Poland has now entered the phase that goes well beyond mere threat to existence of the democracy. Right now, very essence of Polish democratic system of governance is compromised and under attack. Europe should be well aware of the seriousness of the ongoing seismic shift in power and narrative unfolding right now in Poland which goes well beyond packing the Court. Civil society in Poland5 must brace itself for a huge test and clear alternative: it will either stand up and let its voice be heard that Poland is much bigger and better than PiS or quietly and passively accept the narrative imposed on the public discourse by the ruthless majority and the slow concomitant backsliding into authoritarianism. It is to be hoped that the last 25 years of progress and unimaginable institutional and economic success that Poland had witnessed has built Polish citizenry and taught Poles what it means to be responsibly free, to have a limited and predictable government bound by the rule of law, a government that lets people live their own lives, make their own choices and preferences in a diversified and vibrant Poland. The time of constitutional reckoning has indeed arrived.

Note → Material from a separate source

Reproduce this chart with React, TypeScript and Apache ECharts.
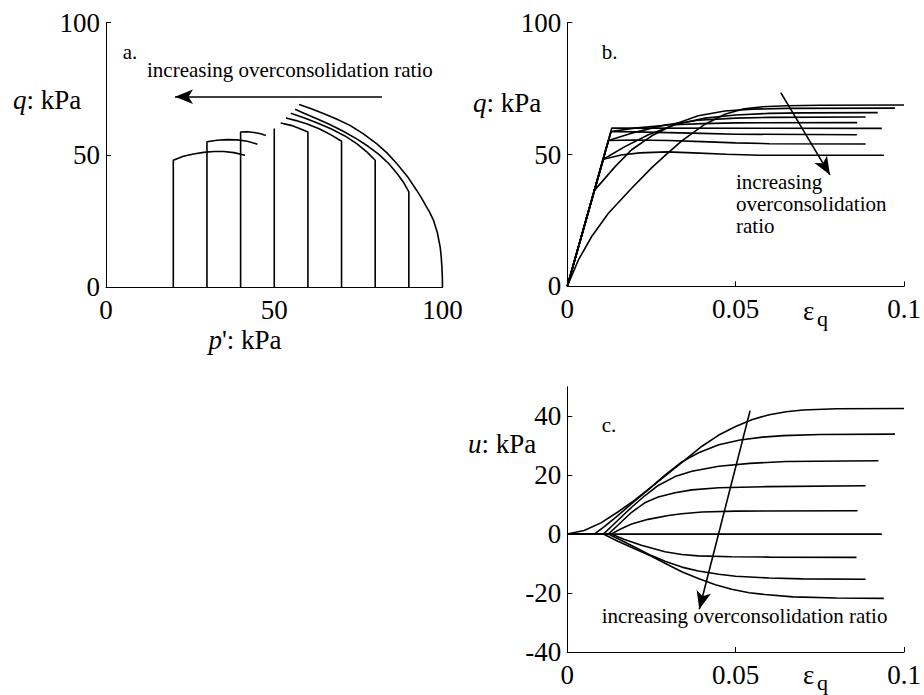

1 For more detailed analysis see A. Jasiak, Constitutional constraints on ad hoc legislation. A comparative study of the United States, Germany and the Netherlands, 2011.
2 Constitutionalism and the Enlargement of Europe, 2012, at p. 136.
3 A. Barak, Judge in a Democracy, 2008, p. 26.
4 A. Barak, supra note 25, at p. 20 – 21
5 Indeed the “grassroots constitutionalism” might be in the making in Poland right now. M. Konopacka makes a good point about the importance of civil activity. She points out that in the wake of the government refusal to publish the judgment of the Court of 3rd of December, people’s response was to publish the Court’s judgment on social media as part of the bottom-top initiative “Cała Polska niezwłocznie publikuje wyrok Trybunału Konstytucyjnego” which in English reads “All Poles publish immediately the judgment of the Court”. As a result the judgment is available here. See her comment to my Polish Constitutional Drama: Of Courts, Democracy, Constitutional Shenanigans and Constitutional Self-Defense.